The research revealed a staggering 76 of U.S. consumers have unintentionally consumed food restricted from their diet, with the No. 1 reason being that over half of respondents (52 percent) have been served the wrong food as an error by waiting staff in bars and restaurants. Meanwhile, 37 percent listed poor food labeling as the second most common reason for purchasing incorrect products.
The worst affected were Vegans, with 45 percent saying they suffer the most from vague or non-existent ingredients labeling when trying to find the right food. Analyzing how female consumers fair against males, the data revealed that a third of men (34 percent) made errors when there was no product labels whereas only a quarter of females (25 percent) made the same mistake.
While grocery shopping is a simple task for most, almost 30 percent of those surveyed find it daunting. The data found Americans aged between 25 and 44, who have some form of exclusion diet, struggle the most when shopping for foods online or at supermarkets. Additionally, the research revealed that vegans and vegetarians have the greatest challenge when it comes to food discovery, with 41 percent finding it difficult to match products to their preferences.

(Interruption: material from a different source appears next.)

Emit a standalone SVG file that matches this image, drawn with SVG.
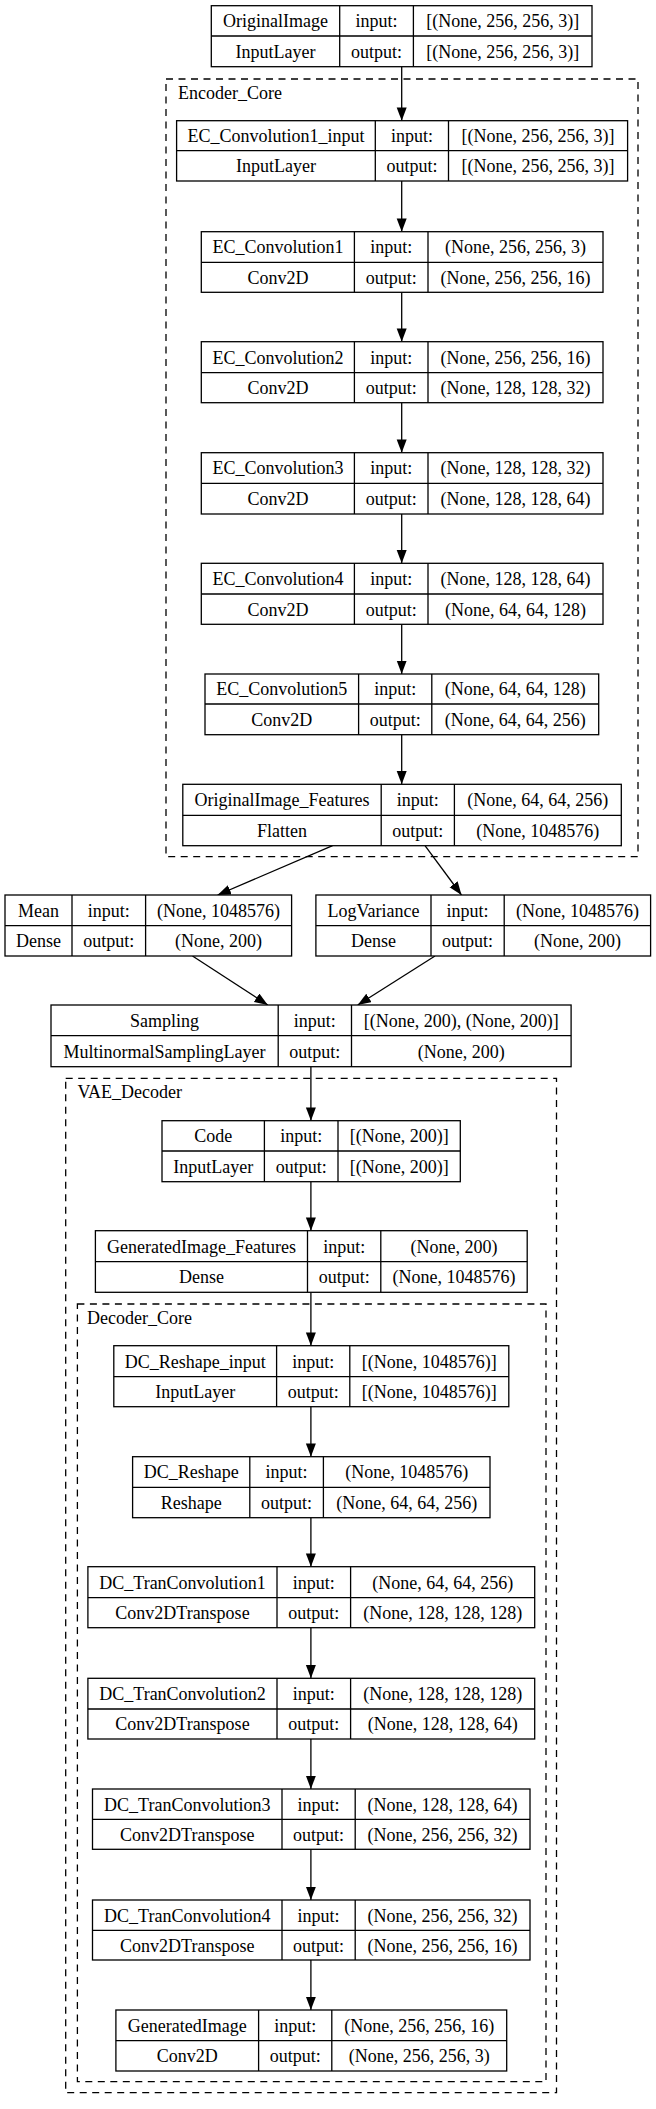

“With an increase of U.S. consumers adopting exclusion diets, whether due to an allergy or intolerance or simply just a lifestyle choice, there is a clear need to make food discovery much more inclusive," notes Markus Stripf, CEO and co-founder of Spoon Guru.
“The study found there is overwhelming support (86 percent) for the idea that retailers should go above and beyond the current regulations to improve ingredient clarity, and the general feeling among U.S. consumers is for on-trade and off-trade retailers to take more accountability where food labeling is concerned,” he adds.
Also of note, Stripft says the data revealed that well over half of consumers (76 percent) believe that the use of technology will be a key enabler to solving the shortcomings surrounding food labeling transparency.
"While there are a lot of learnings and discussions to be had about how to make food discovery and shopping accessible, the great news is that more and more food businesses like restaurants and retailers are open to using smart technology as a platform to cater for people who have specific dietary requirements,” he concludes.